* DIRECTION: Below is a listing; print exactly its lines from the one containing "Convert this chart" down to the one containing "const seriesName = 'Operating", both inclusive, with every picture left out.

* DATA FOR THE TASK:
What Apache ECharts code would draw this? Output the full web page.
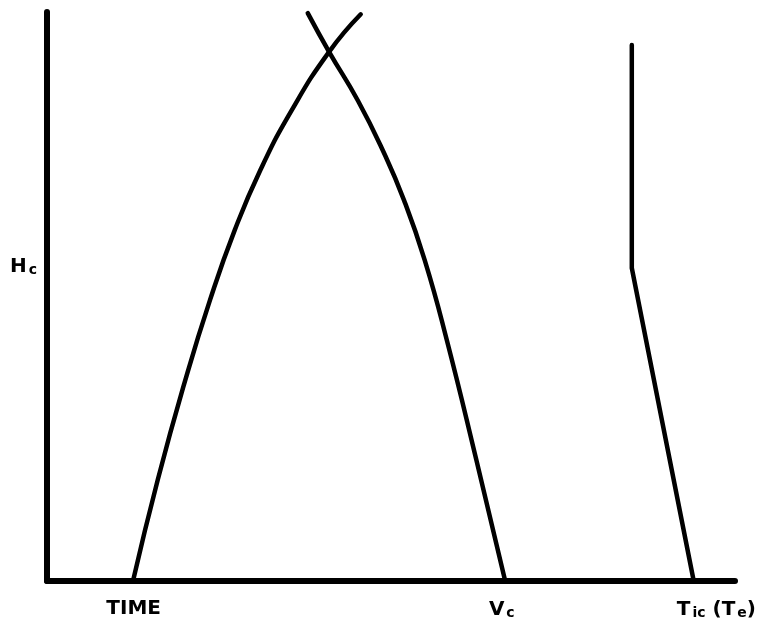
<!DOCTYPE html>
<html>
<head>
<meta charset="utf-8">
<script src="https://cdn.jsdelivr.net/npm/echarts@6/dist/echarts.min.js"></script>
<style>
  html, body { margin: 0; padding: 0; background: #fff; }
  #chart { width: 762px; height: 627px; }
</style>
</head>
<body>
<div id="chart"></div>
<script>
// Rising branch: from the TIME foot up through the crossing
const risingCurve = [
  [12.5, 0], [16.1, 17.8], [20.1, 35.3], [23.7, 49.4], [27.3, 61.7],
  [31.0, 72.2], [35.6, 82.8], [41.0, 93.0], [45.6, 99.6]
];
// Falling branch: from above the crossing down to the Vc foot
const fallingCurve = [
  [37.9, 99.8], [41.0, 93.0], [45.2, 84.4], [48.8, 75.7], [51.9, 66.9],
  [54.9, 56.4], [58.1, 42.4], [62.4, 21.3], [66.6, 0]
];
// Temperature trace: vertical segment then a straight drop to the axis
const tempTrace = [
  [85.0, 94.2], [85.0, 55.0], [94.0, 0]
];

// Axis tick positions and their labels
const xTickValues = [12.6, 66.1, 97.3];
const xTickLabels = ['TIME', 'V{sub|c}', 'T{sub|ic} (T{sub|e})'];
const yAxisLabel = 'H{sub|c}';

const labelFont = {
  fontFamily: 'DejaVu Sans',
  fontWeight: 'bold',
  fontSize: 20,
  color: '#000'
};
const richSub = {
  sub: {
    fontFamily: 'DejaVu Sans',
    fontWeight: 'bold',
    fontSize: 14,
    color: '#000',
    padding: [7, 0, 0, 2]
  }
};

const chart = echarts.init(document.getElementById('chart'), null, { renderer: 'canvas' });

function curveSeries(data, smooth) {
  return {
    type: 'line',
    data: data,
    smooth: smooth,
    showSymbol: false,
    symbol: 'none',
    lineStyle: { color: '#000', width: 4.5, cap: 'round', join: 'round' },
    silent: true
  };
}

chart.setOption({
  animation: false,
  backgroundColor: '#fff',
  grid: { left: 47, right: 27, top: 12, bottom: 46 },
  xAxis: {
    type: 'value',
    min: 0,
    max: 100,
    axisLine: { show: true, lineStyle: { color: '#000', width: 6 } },
    axisTick: { show: false },
    splitLine: { show: false },
    axisLabel: {
      customValues: xTickValues,
      margin: 18,
      formatter: function (v) {
        const i = xTickValues.indexOf(v);
        return i >= 0 ? xTickLabels[i] : '';
      },
      ...labelFont,
      rich: richSub
    }
  },
  yAxis: {
    type: 'value',
    min: 0,
    max: 100,
    axisLine: { show: true, lineStyle: { color: '#000', width: 6 } },
    axisTick: { show: false },
    axisLabel: { show: false },
    splitLine: { show: false },
    name: yAxisLabel,
    nameLocation: 'middle',
    nameRotate: 0,
    nameGap: 10,
    nameTextStyle: { ...labelFont, rich: richSub, padding: [0, 0, 60, 0] }
  },
  series: [
    curveSeries(risingCurve, 0.5),
    curveSeries(fallingCurve, 0.5),
    curveSeries(tempTrace, false)
  ]
});
</script>
</body>
</html>
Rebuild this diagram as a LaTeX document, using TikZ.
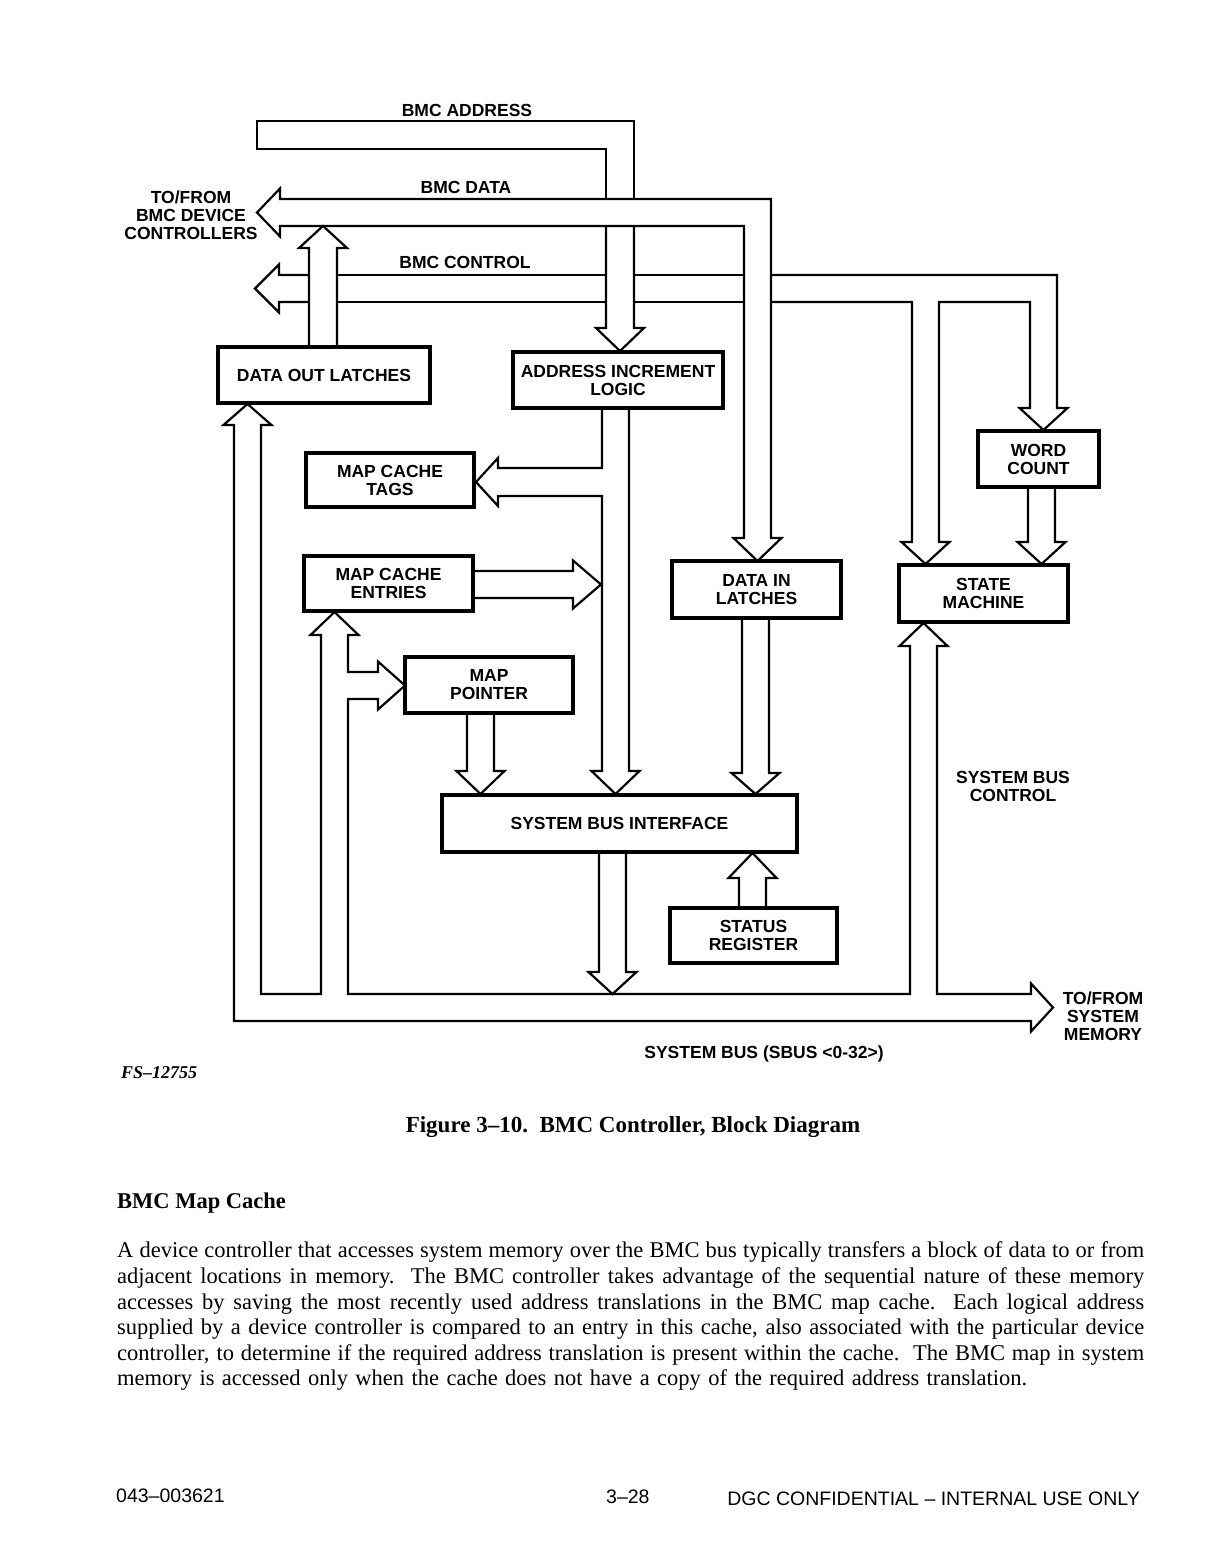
\documentclass[tikz,border=0pt]{standalone}
\usepackage{fontspec}
\setmainfont{Liberation Serif}
\newfontfamily\hv{Liberation Sans}
\begin{document}
\begin{tikzpicture}[x=1pt,y=-1pt,
  bus/.style={line width=2.2pt, line join=miter},
  blk/.style={draw, line width=3.4pt, inner sep=0pt, align=center,
    font=\hv\bfseries\fontsize{17.5}{18}\selectfont},
  lbl/.style={inner sep=0pt, align=center,
    font=\hv\bfseries\fontsize{17.5}{18}\selectfont},
  body/.style={anchor=base west, inner sep=0pt, font=\fontsize{22.5}{26}\selectfont},
  foot/.style={inner sep=0pt, font=\hv\fontsize{19.5}{22}\selectfont}
  ]
\useasboundingbox (0,0) rectangle (1210,1567);
\fill[white] (0,0) rectangle (1210,1567);

% ---------- blocks ----------
\node[blk, minimum width=212pt, minimum height=56pt] (dol) at (324,375) {DATA OUT LATCHES};
\node[blk, minimum width=210pt, minimum height=56pt] (ail) at (618,380) {ADDRESS INCREMENT\\LOGIC};
\node[blk, minimum width=168pt, minimum height=54pt] (mct) at (390,480) {MAP CACHE\\TAGS};
\node[blk, minimum width=169pt, minimum height=55pt] (mce) at (388.5,583.5) {MAP CACHE\\ENTRIES};
\node[blk, minimum width=168pt, minimum height=56pt] (mp) at (489,685) {MAP\\POINTER};
\node[blk, minimum width=169pt, minimum height=57pt] (dil) at (756.5,589.5) {DATA IN\\LATCHES};
\node[blk, minimum width=121pt, minimum height=56pt] (wc) at (1038.5,459) {WORD\\COUNT};
\node[blk, minimum width=169pt, minimum height=57pt] (sm) at (983.5,593.5) {STATE\\MACHINE};
\node[blk, minimum width=355pt, minimum height=57pt] (sbi) at (619.5,823.5) {SYSTEM BUS INTERFACE};
\node[blk, minimum width=167pt, minimum height=55pt] (sr) at (753.5,935.5) {STATUS\\REGISTER};

% ---------- BMC ADDRESS bus ----------
\draw[bus] (606,199) -- (606,149) -- (257,149) -- (257,121) -- (634,121) -- (634,199);
\draw[bus] (634,226) -- (634,328) -- (644,328) -- (620,351) -- (596,328) -- (606,328) -- (606,226);

% ---------- BMC DATA bus ----------
\draw[bus] (744,226) -- (280,226) -- (280,236.5) -- (257,212.5) -- (280,188.5) -- (280,199)
  -- (771,199) -- (771,538) -- (781.5,538) -- (757.5,561) -- (733.5,538) -- (744,538) -- cycle;

% ---------- BMC CONTROL bus ----------
\draw[bus] (309,275) -- (279,275) -- (279,264.5) -- (255,288.5) -- (279,312.5) -- (279,302) -- (309,302);
\draw[bus] (337,275) -- (606,275) (337,302) -- (606,302);
\draw[bus] (634,275) -- (744,275) (634,302) -- (744,302);
\draw[bus] (771,275) -- (1057,275) -- (1057,408) -- (1067.5,408) -- (1043.5,430) -- (1019.5,408)
  -- (1030,408) -- (1030,302) -- (939,302) -- (939,542) -- (949.5,542) -- (925.5,564)
  -- (901.5,542) -- (912,542) -- (912,302) -- (771,302);

% ---------- data out latches -> BMC data ----------
\draw[bus] (309,347) -- (309,248) -- (299,248) -- (323,226) -- (347,248) -- (337,248) -- (337,347);

% ---------- address increment logic -> tags / system bus interface ----------
\draw[bus] (629,408) -- (629,771) -- (639.5,771) -- (615.5,794) -- (591.5,771) -- (602,771)
  -- (602,496) -- (498,496) -- (498,506) -- (476,482) -- (498,458) -- (498,468) -- (602,468) -- (602,408);

% ---------- map cache entries -> ----------
\draw[bus] (473,571) -- (573,571) -- (573,560.5) -- (601,584.5) -- (573,608.5) -- (573,598) -- (473,598);

% ---------- map pointer -> SBI ----------
\draw[bus] (467,713) -- (467,771) -- (456.5,771) -- (480.5,794) -- (504.5,771) -- (494,771) -- (494,713);

% ---------- data in latches -> SBI ----------
\draw[bus] (742,618) -- (742,773) -- (731.5,773) -- (755.5,794) -- (779.5,773) -- (769,773) -- (769,618);

% ---------- word count -> state machine ----------
\draw[bus] (1028,487) -- (1028,542) -- (1017.5,542) -- (1041.5,564) -- (1065.5,542) -- (1055,542) -- (1055,487);

% ---------- status register -> SBI ----------
\draw[bus] (739,908) -- (739,878) -- (728.5,878) -- (752.5,853) -- (776.5,878) -- (766,878) -- (766,908);

% ---------- SBI -> system bus ----------
\draw[bus] (599,852) -- (599,972) -- (588.5,972) -- (612.5,994) -- (636.5,972) -- (626,972) -- (626,852);

% ---------- system bus ----------
\draw[bus] (234,425) -- (234,1021) -- (1031,1021) -- (1031,1031.5) -- (1053,1007.5) -- (1031,983.5)
  -- (1031,994) -- (937,994) -- (937,646) -- (947.5,646) -- (923.5,623) -- (899.5,646) -- (910,646)
  -- (910,994) -- (348,994) -- (348,699) -- (378,699) -- (378,709.5) -- (405,685.5) -- (378,661.5)
  -- (378,672) -- (348,672) -- (348,635) -- (358.5,635) -- (334.5,612) -- (310.5,635) -- (321,635)
  -- (321,994) -- (261,994) -- (261,425) -- (271.5,425) -- (247.5,404) -- (223.5,425) -- cycle;

% ---------- labels ----------
\node[lbl] (la) at (467,110) {BMC ADDRESS};
\node[lbl] (ld) at (466,187) {BMC DATA};
\node[lbl] (lc) at (465,262) {BMC CONTROL};
\node[lbl] (ldev) at (191,215) {TO/FROM\\BMC DEVICE\\CONTROLLERS};
\node[lbl] (lsbc) at (1013,786) {SYSTEM BUS\\CONTROL};
\node[lbl] (lmem) at (1103,1016) {TO/FROM\\SYSTEM\\MEMORY};
\node[lbl] (lsb) at (764,1054) {SYSTEM BUS (SBUS <0-32>)};

% ---------- page text ----------
\node[anchor=base west, inner sep=0pt, font=\bfseries\itshape\fontsize{18}{20}\selectfont] (fs) at (121,1078) {FS–12755};
\node[anchor=base, inner sep=0pt, font=\bfseries\fontsize{23}{26}\selectfont] (cap) at (633,1132) {Figure 3–10.\ \ BMC Controller, Block Diagram};
\node[anchor=base west, inner sep=0pt, font=\bfseries\fontsize{22.5}{26}\selectfont] (head) at (117,1208) {BMC Map Cache};

\node[body] (p1) at (117,1257) {\makebox[1027pt][s]{A device controller that accesses system memory over the BMC bus typically transfers a block of data to or from}};
\node[body] (p2) at (117,1283) {\makebox[1027pt][s]{adjacent locations in memory.\ \ The BMC controller takes advantage of the sequential nature of these memory}};
\node[body] (p3) at (117,1309) {\makebox[1027pt][s]{accesses by saving the most recently used address translations in the BMC map cache.\ \ Each logical address}};
\node[body] (p4) at (117,1334) {\makebox[1027pt][s]{supplied by a device controller is compared to an entry in this cache, also associated with the particular device}};
\node[body] (p5) at (117,1360) {\makebox[1027pt][s]{controller, to determine if the required address translation is present within the cache.\ \ The BMC map in system}};
\node[body] (p6) at (117,1385) {\makebox[910pt][s]{memory is accessed only when the cache does not have a copy of the required address translation.}};

\node[foot, anchor=base west] (f1) at (116,1502) {043–003621};
\node[foot, anchor=base west] (f2) at (606,1503) {3–28};
\node[foot, anchor=base east] (f3) at (1140,1505) {DGC CONFIDENTIAL – INTERNAL USE ONLY};
\end{tikzpicture}
\end{document}
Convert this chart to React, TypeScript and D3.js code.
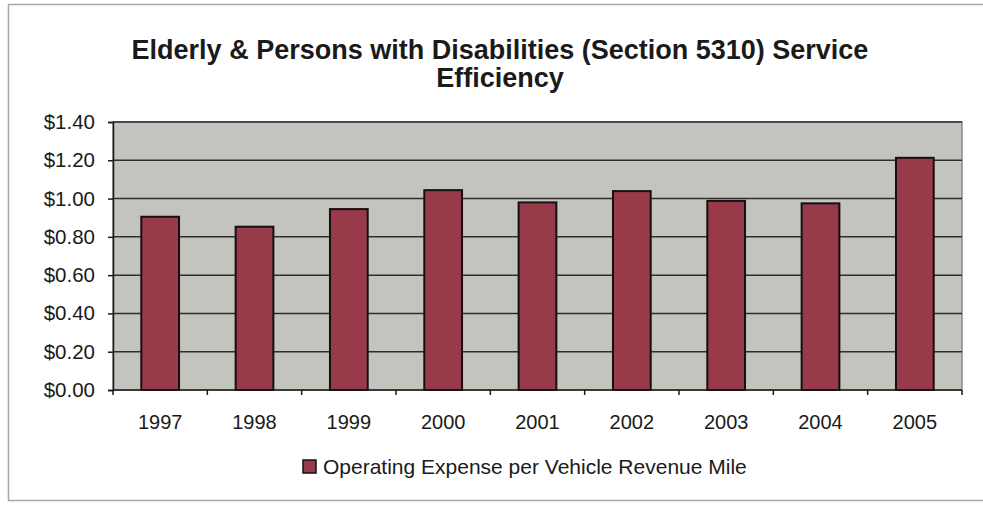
import { useEffect, useRef } from 'react';
import * as d3 from 'd3';

const years = ['1997', '1998', '1999', '2000', '2001', '2002', '2003', '2004', '2005'];
const costPerMile = [0.905, 0.853, 0.945, 1.044, 0.98, 1.039, 0.988, 0.975, 1.213];
const yTicks = [0, 0.2, 0.4, 0.6, 0.8, 1.0, 1.2, 1.4];
const titleLines = ['Elderly & Persons with Disabilities (Section 5310) Service', 'Efficiency'];
const seriesName = 'Operating Expense per Vehicle Revenue Mile';

export default function App() {
  const svgRef = useRef<SVGSVGElement>(null);

  useEffect(() => {
    if (!svgRef.current) return;
    document.body.style.margin = '0';

    const W = 983;
    const H = 511;
    const plot = { left: 113, right: 962, top: 122, bottom: 390 };
    const font = 'Liberation Sans, Arial, sans-serif';

    const svg = d3.select(svgRef.current);
    svg.selectAll('*').remove();
    svg.attr('width', W).attr('height', H);

    svg.append('rect').attr('width', W).attr('height', H).attr('fill', '#ffffff');

    // outer chart frame
    svg.append('rect')
      .attr('x', 8.5).attr('y', 4.5)
      .attr('width', W + 10).attr('height', 496)
      .attr('fill', 'none')
      .attr('stroke', '#a8a8a8')
      .attr('stroke-width', 1.5);

    // title
    const title = svg.append('text')
      .attr('text-anchor', 'middle')
      .attr('font-family', font)
      .attr('font-weight', 'bold')
      .attr('font-size', '27px')
      .attr('fill', '#1a1a1a');
    titleLines.forEach((line, i) => {
      title.append('tspan').attr('x', 500).attr('y', 59 + i * 28).text(line);
    });

    const x = d3.scaleBand<string>()
      .domain(years)
      .range([plot.left, plot.right])
      .paddingInner(0.6)
      .paddingOuter(0.3);

    const xEdge = d3.scaleLinear()
      .domain([0, years.length])
      .range([plot.left, plot.right]);

    const y = d3.scaleLinear()
      .domain([0, 1.4])
      .range([plot.bottom, plot.top]);

    // plot background
    svg.append('rect')
      .attr('x', plot.left).attr('y', plot.top)
      .attr('width', plot.right - plot.left)
      .attr('height', plot.bottom - plot.top)
      .attr('fill', '#c4c4be')
      .attr('stroke', '#8a8a8a')
      .attr('stroke-width', 1.5);

    // gridlines
    svg.append('g')
      .selectAll('line')
      .data(yTicks.slice(1))
      .join('line')
      .attr('x1', plot.left).attr('x2', plot.right)
      .attr('y1', d => y(d)).attr('y2', d => y(d))
      .attr('stroke', '#2e2e2e')
      .attr('stroke-width', 1.5);

    // bars
    svg.append('g')
      .selectAll('rect')
      .data(years)
      .join('rect')
      .attr('x', d => x(d)!)
      .attr('y', (_, i) => y(costPerMile[i]))
      .attr('width', x.bandwidth())
      .attr('height', (_, i) => plot.bottom - y(costPerMile[i]))
      .attr('fill', '#983a4a')
      .attr('stroke', '#141010')
      .attr('stroke-width', 2);

    // y axis
    svg.append('g')
      .attr('transform', `translate(${plot.left},0)`)
      .call(d3.axisLeft(y).tickValues(yTicks).tickFormat(d3.format('$.2f') as any).tickSize(5).tickPadding(13))
      .call(g => g.select('.domain').attr('stroke', '#1a1a1a').attr('stroke-width', 1.5))
      .call(g => g.selectAll('.tick line').attr('stroke', '#1a1a1a').attr('stroke-width', 1.5))
      .call(g => g.selectAll('.tick text')
        .attr('fill', '#1a1a1a')
        .attr('font-family', font)
        .attr('font-size', '20.5px'));

    // x axis
    const xAxis = svg.append('g');
    xAxis.append('line')
      .attr('x1', plot.left).attr('x2', plot.right)
      .attr('y1', plot.bottom).attr('y2', plot.bottom)
      .attr('stroke', '#1a1a1a').attr('stroke-width', 1.5);
    xAxis.selectAll('line.tick')
      .data(d3.range(years.length + 1))
      .join('line')
      .attr('class', 'tick')
      .attr('x1', d => xEdge(d)).attr('x2', d => xEdge(d))
      .attr('y1', plot.bottom).attr('y2', plot.bottom + 5)
      .attr('stroke', '#1a1a1a').attr('stroke-width', 1.5);
    xAxis.selectAll('text')
      .data(years)
      .join('text')
      .attr('x', d => x(d)! + x.bandwidth() / 2)
      .attr('y', 429)
      .attr('text-anchor', 'middle')
      .attr('font-family', font)
      .attr('font-size', '20px')
      .attr('fill', '#1a1a1a')
      .text(d => d);

    // legend
    const legend = svg.append('g').attr('transform', 'translate(303,460)');
    legend.append('rect')
      .attr('x', 0).attr('y', 0)
      .attr('width', 13).attr('height', 13)
      .attr('fill', '#983a4a')
      .attr('stroke', '#141010')
      .attr('stroke-width', 1.5);
    legend.append('text')
      .attr('x', 20).attr('y', 14)
      .attr('font-family', font)
      .attr('font-size', '21px')
      .attr('fill', '#1a1a1a')
      .text(seriesName);
  }, []);

  return <svg ref={svgRef} style={{ display: 'block' }} />;
}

* REPLY:
Convert this chart to React, TypeScript and D3.js code.
import { useEffect, useRef } from 'react';
import * as d3 from 'd3';

const years = ['1997', '1998', '1999', '2000', '2001', '2002', '2003', '2004', '2005'];
const costPerMile = [0.905, 0.853, 0.945, 1.044, 0.98, 1.039, 0.988, 0.975, 1.213];
const yTicks = [0, 0.2, 0.4, 0.6, 0.8, 1.0, 1.2, 1.4];
const titleLines = ['Elderly & Persons with Disabilities (Section 5310) Service', 'Efficiency'];
const seriesName = 'Operating Expense per Vehicle Revenue Mile';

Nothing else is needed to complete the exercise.